Traditional dance, music and song—whether performed, taught or done for fun are living traditions and living arts, and an important part of arts education. Lend your voice in support of National Arts Advocacy Day next week. It’s Tuesday, April 9th. Americans for the Arts (Arts USA) will welcome more than 500 arts advocates to Capitol Hill. Here’s how YOU can help even if you’re not there:

  • To support state arts advocacy delegation members who are going to DC, write to your Members of Congress by this Friday, April 5th at noon. Arts USA will tally the letters so your state arts advocacy captain can walk in each Congressional office and say, “Today is Arts Advocacy Day and I want to add my voice to the [X number of] other constituents who have emailed you about the importance of the arts and arts education in our state.”

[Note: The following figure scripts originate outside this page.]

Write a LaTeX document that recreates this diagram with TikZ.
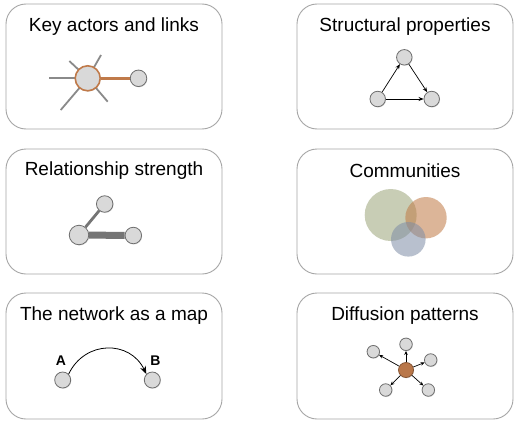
\documentclass[tikz,border=0pt]{standalone}
\usepackage{fontspec}
\setmainfont{Liberation Sans}
\usetikzlibrary{arrows.meta,shadows}
\definecolor{nodefill}{HTML}{D9D9D9}
\definecolor{nodeedge}{HTML}{6E6E6E}
\definecolor{boxedge}{HTML}{A6A6A6}
\definecolor{linkgray}{HTML}{8A8A8A}
\definecolor{rust}{HTML}{C07A4A}
\definecolor{rustfill}{HTML}{B9774A}
\definecolor{olive}{HTML}{9CA57A}
\definecolor{peach}{HTML}{C07A45}
\definecolor{slate}{HTML}{7F8DA6}
\begin{document}
\begin{tikzpicture}[x=1pt,y=-1pt,
  panel/.style={draw=boxedge, line width=0.9pt, rounded corners=20pt, fill=white},
  title/.style={font=\fontsize{19}{22}\selectfont, text=black, inner sep=0pt},
  gnode/.style={circle, draw=nodeedge, fill=nodefill, line width=0.8pt, inner sep=0pt, minimum size=#1,
     drop shadow={shadow xshift=0.6pt, shadow yshift=-0.8pt, opacity=0.25}},
  gnode/.default=16pt,
  spoke/.style={draw=linkgray, line width=1.8pt},
  arr/.style={-{Stealth[length=5pt,width=4pt]}, line width=0.7pt, black},
  sarr/.style={-{Stealth[length=4pt,width=3.5pt]}, line width=0.7pt, black},
  lbl/.style={font=\fontsize{14}{16}\selectfont\bfseries, inner sep=0pt}
]
\useasboundingbox (0,0) rectangle (518,425);
\fill[white] (0,0) rectangle (518,425);

% panels
\draw[panel] (6,4) rectangle (222,129);
\draw[panel] (297,4) rectangle (513,129);
\draw[panel] (6,149) rectangle (222,274);
\draw[panel] (297,149) rectangle (513,274);
\draw[panel] (6,293) rectangle (222,419);
\draw[panel] (297,293) rectangle (513,419);

% titles
\node[title] (t1) at (114,27) {Key actors and links};
\node[title] (t2) at (405,27) {Structural properties};
\node[title] (t3) at (114,171) {Relationship strength};
\node[title] (t4) at (405,171) {Communities};
\node[title] (t5) at (114,316) {The network as a map};
\node[title] (t6) at (405,316) {Diffusion patterns};

% 1: key actors and links
\coordinate (s1) at (49,78.3);
\coordinate (s2) at (69.3,61);
\coordinate (s3) at (101,55);
\coordinate (s4) at (107.7,101.7);
\coordinate (s5) at (60.7,110);
\coordinate (hub) at (87.7,78.3);
\foreach \s in {s1,s2,s3,s4,s5} \draw[spoke] (hub) -- (\s);
\node[gnode=25pt, draw=rust, line width=1.6pt] (k1) at (hub) {};
\node[gnode=16.5pt] (k2) at (138.5,78.3) {};
\draw[draw=rust, line width=2.6pt] (k1) -- (k2);

% 2: structural properties
\node[gnode=15.5pt] (p1) at (404.3,57.3) {};
\node[gnode=15.5pt] (p2) at (377.7,99) {};
\node[gnode=15.5pt] (p3) at (431.7,99) {};
\draw[arr] (p2) -- (p1);
\draw[arr] (p1) -- (p3);
\draw[arr] (p2) -- (p3);

% 3: relationship strength
\node[gnode=19.5pt] (r1) at (79,235) {};
\node[gnode=16.5pt] (r2) at (104.7,204) {};
\node[gnode=16.5pt] (r3) at (133.3,235.5) {};
\draw[draw=linkgray!85!black, line width=2.8pt] (r1) -- (r2);
\draw[draw=linkgray!85!black, line width=7pt] (r1) -- (r3);

% 4: communities
\fill[olive, opacity=0.55] (390.7,215) circle (26);
\fill[peach, opacity=0.55] (426,217.7) circle (20.7);
\fill[slate, opacity=0.55] (408.3,239.3) circle (17.3);
\node[inner sep=0pt] (c1) at (390.7,215) {};

% 5: network as a map
\node[gnode=16pt] (a) at (62.7,380) {};
\node[gnode=16pt] (b) at (152.3,380) {};
\node[lbl] (la) at (61,361) {A};
\node[lbl] (lb) at (155.5,361) {B};
\draw[-{Stealth[length=8pt,width=6pt]}, line width=0.8pt, black] (a.north east) .. controls (85,340) and (130,340) .. (b.north west);

% 6: diffusion patterns
\node[gnode=15pt, fill=rustfill, draw=rust!70!black] (d0) at (406,370) {};
\node[gnode=12.5pt] (d1) at (373.3,351.7) {};
\node[gnode=12.5pt] (d2) at (406,344.3) {};
\node[gnode=12.5pt] (d3) at (430.7,360) {};
\node[gnode=12.5pt] (d4) at (385.7,390) {};
\node[gnode=12.5pt] (d5) at (428.3,390) {};
\foreach \d in {d1,d2,d3,d4,d5} \draw[sarr] (d0) -- (\d);
\end{tikzpicture}
\end{document}
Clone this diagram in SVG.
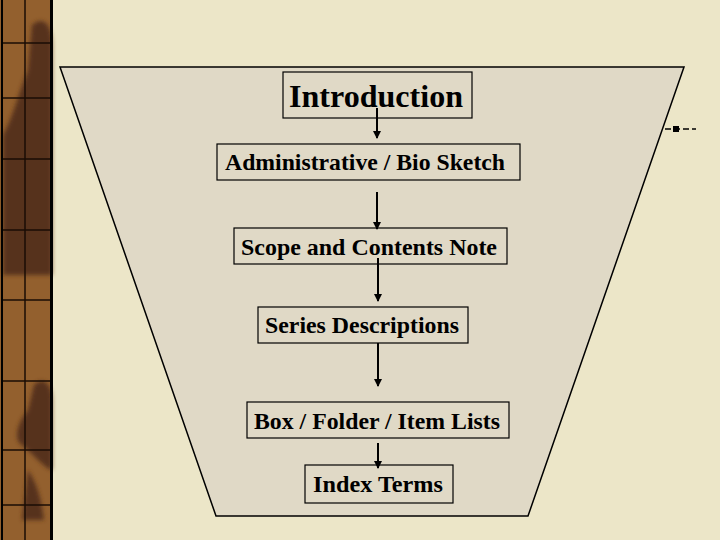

  • Take two minutes to send a pre-written, customizable Arts Advocacy Day letter to your members of Congress.
  • Attend a live Arts Advocacy Day event from home! Cellist and arts educator Yo-Yo Ma will deliver the Nancy Hanks Lecture on Arts and Public Policy and perform at the JFK Center for the Performing Arts. Google will web stream the event live for millions to enjoy. To watch, visit the Americans for the Arts’ YouTube channel on Monday, April 8 at 6:30 PM EDT.
  • Ask Yo-Yo Ma an arts education question! On Saturday, the cellist will take a break from his Arts Advocacy Day visits with Congress to participate in Arts USA’s Google Hangout (aka video chat). Tweet them your questions in advance using the #AskYoYo hashtag. To watch the Google Hangout, visit the Americans for the Arts’ YouTube channel on Tuesday, April 9 at 10:30 AM EDT.

Support the arts and arts education—be part of the 2013 National Arts Advocacy Day.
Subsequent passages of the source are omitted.